Speed Reads

extreme vetting

Want to visit America? You might have to turn over your phone and social media passwords.

The Trump administration is considering requiring even short-term visitors to the U.S. to "disclose contacts on their mobile phones, social media passwords, and financial records, and to answer probing questions about their ideology," The Wall Street Journal reports. While the policy would be part of President Trump's ongoing promise of "extreme vetting," the changes could apply to visitors from around the world, including France, Germany, the U.K., Japan, and Australia.

"We want to say for instance, 'What [websites] do you visit? And give us your passwords,' so that we can see what they do on the internet," explained Homeland Security Secretary John Kelly in February. "If they don't want to give us that information then they don't come."
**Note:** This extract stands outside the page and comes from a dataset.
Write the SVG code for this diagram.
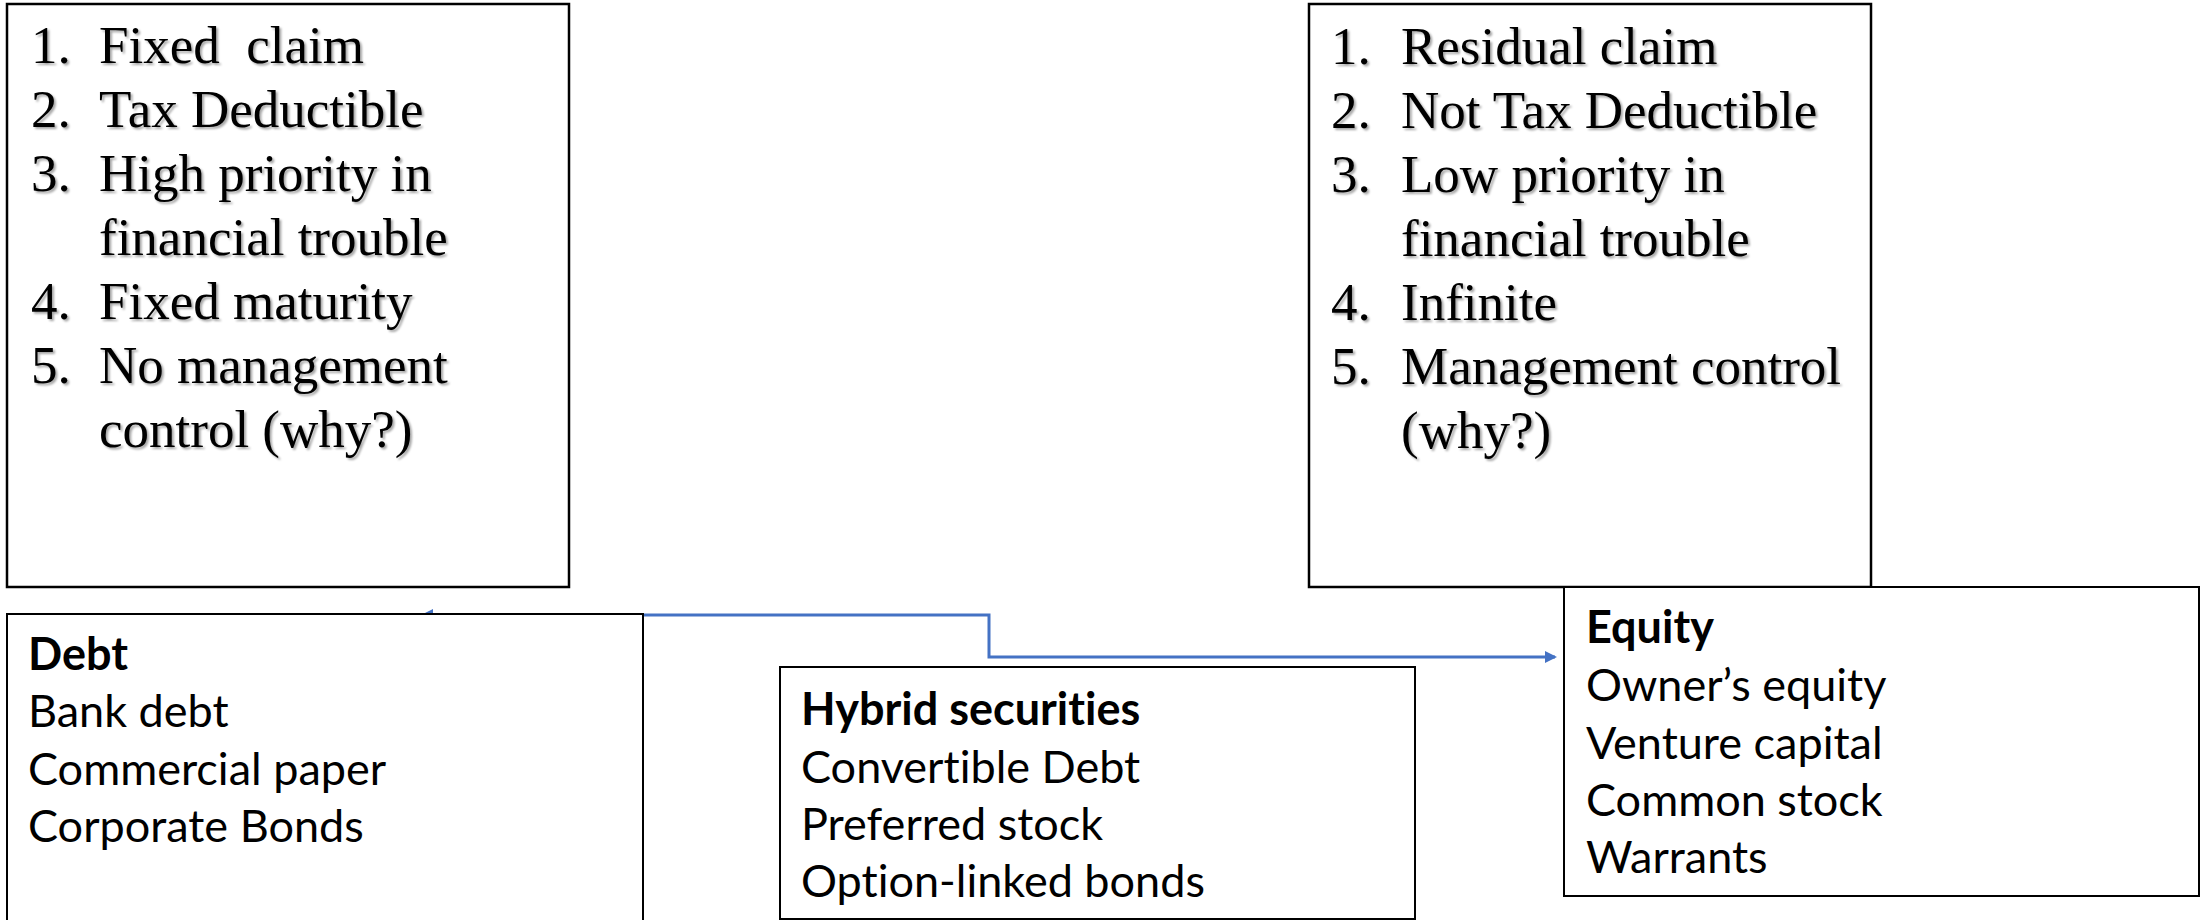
<svg xmlns="http://www.w3.org/2000/svg" width="2212" height="920" viewBox="0 0 2212 920">
<style>
.box{fill:#fff;stroke:#000;stroke-width:2.5}
.ser{font-family:"Liberation Serif","Times New Roman",serif;font-size:53px;fill:#000;white-space:pre}
.sans{font-family:Lato,"Liberation Sans",sans-serif;font-size:45px;fill:#000;font-variant-ligatures:none;font-feature-settings:"liga" 0}
.b{font-weight:bold}
.conn{fill:none;stroke:#4472C4;stroke-width:3}
</style>
<defs>
<filter id="sh" x="-5%" y="-5%" width="110%" height="110%">
<feDropShadow dx="2" dy="2" stdDeviation="1" flood-color="#000" flood-opacity="0.35"/>
</filter>
<marker id="arr" markerWidth="12" markerHeight="12" refX="10" refY="6" orient="auto" markerUnits="userSpaceOnUse" viewBox="0 0 12 12">
<path d="M0,0 L12,6 L0,12 z" fill="#4472C4"/>
</marker>
<marker id="arrs" markerWidth="12" markerHeight="12" refX="10" refY="6" orient="auto-start-reverse" markerUnits="userSpaceOnUse" viewBox="0 0 12 12">
<path d="M0,0 L12,6 L0,12 z" fill="#4472C4"/>
</marker>
</defs>
<rect width="2212" height="920" fill="#fff"/>
<g id="connectors">
<path class="conn" d="M423,615 H989 V657 H1555" marker-start="url(#arrs)" marker-end="url(#arr)"/>
</g>
<g id="debt-props">
<rect class="box" x="7" y="4" width="562" height="583"/>
<g class="ser" filter="url(#sh)">
<text x="31" y="63">1.</text><text x="99" y="63" xml:space="preserve">Fixed  claim</text>
<text x="31" y="127">2.</text><text x="99" y="127">Tax Deductible</text>
<text x="31" y="191">3.</text><text x="99" y="191">High priority in</text>
<text x="99" y="255">financial trouble</text>
<text x="31" y="319">4.</text><text x="99" y="319">Fixed maturity</text>
<text x="31" y="383">5.</text><text x="99" y="383">No management</text>
<text x="99" y="447">control (why?)</text>
</g>
</g>
<g id="equity-props">
<rect class="box" x="1309" y="4" width="562" height="583"/>
<g class="ser" filter="url(#sh)">
<text x="1331" y="64">1.</text><text x="1401" y="64">Residual claim</text>
<text x="1331" y="128">2.</text><text x="1401" y="128">Not Tax Deductible</text>
<text x="1331" y="192">3.</text><text x="1401" y="192">Low priority in</text>
<text x="1401" y="256">financial trouble</text>
<text x="1331" y="320">4.</text><text x="1401" y="320">Infinite</text>
<text x="1331" y="384">5.</text><text x="1401" y="384">Management control</text>
<text x="1401" y="448">(why?)</text>
</g>
</g>
<g id="debt">
<rect class="box" x="7" y="614" width="636" height="320" style="stroke-width:2"/>
<g class="sans">
<text class="b" x="28" y="670">Debt</text>
<text x="28" y="727">Bank debt</text>
<text x="28" y="785">Commercial paper</text>
<text x="28" y="842">Corporate Bonds</text>
</g>
</g>
<g id="hybrid">
<rect class="box" x="780" y="667" width="635" height="252" style="stroke-width:2"/>
<g class="sans">
<text class="b" x="801" y="725">Hybrid securities</text>
<text x="801" y="783">Convertible Debt</text>
<text x="801" y="840">Preferred stock</text>
<text x="801" y="897">Option-linked bonds</text>
</g>
</g>
<g id="equity">
<rect class="box" x="1564" y="587" width="635" height="309" style="stroke-width:2"/>
<g class="sans">
<text class="b" x="1586" y="643">Equity</text>
<text x="1586" y="701">Owner’s equity</text>
<text x="1586" y="759">Venture capital</text>
<text x="1586" y="816">Common stock</text>
<text x="1586" y="873">Warrants</text>
</g>
</g>
</svg>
Trump's travel ban on six majority-Muslim countries has sparked outcry for potentially being unconstitutional, and civil liberties groups slammed Kelly's statement for being a "direct assault on fundamental rights," such as the freedom of expression. The Wall Street Journal notes that the groups additionally warned that the U.S.'s strict vetting could eventually spark foreign governments to treat American travelers in the same manner.

Many experts are unconvinced by the proposed approach. "The real bad guys will get rid of their phones. They'll show up with a clean phone," said Leon Rodriguez, the former head of the U.S. Citizenship and Immigration Services. Others say that by running phone contacts against databases, for instance, officials could potentially find ties to terrorist organizations.

President Trump has vowed that "those who do not believe in our Constitution, or who support bigotry and hatred, will not be admitted for immigration into the country."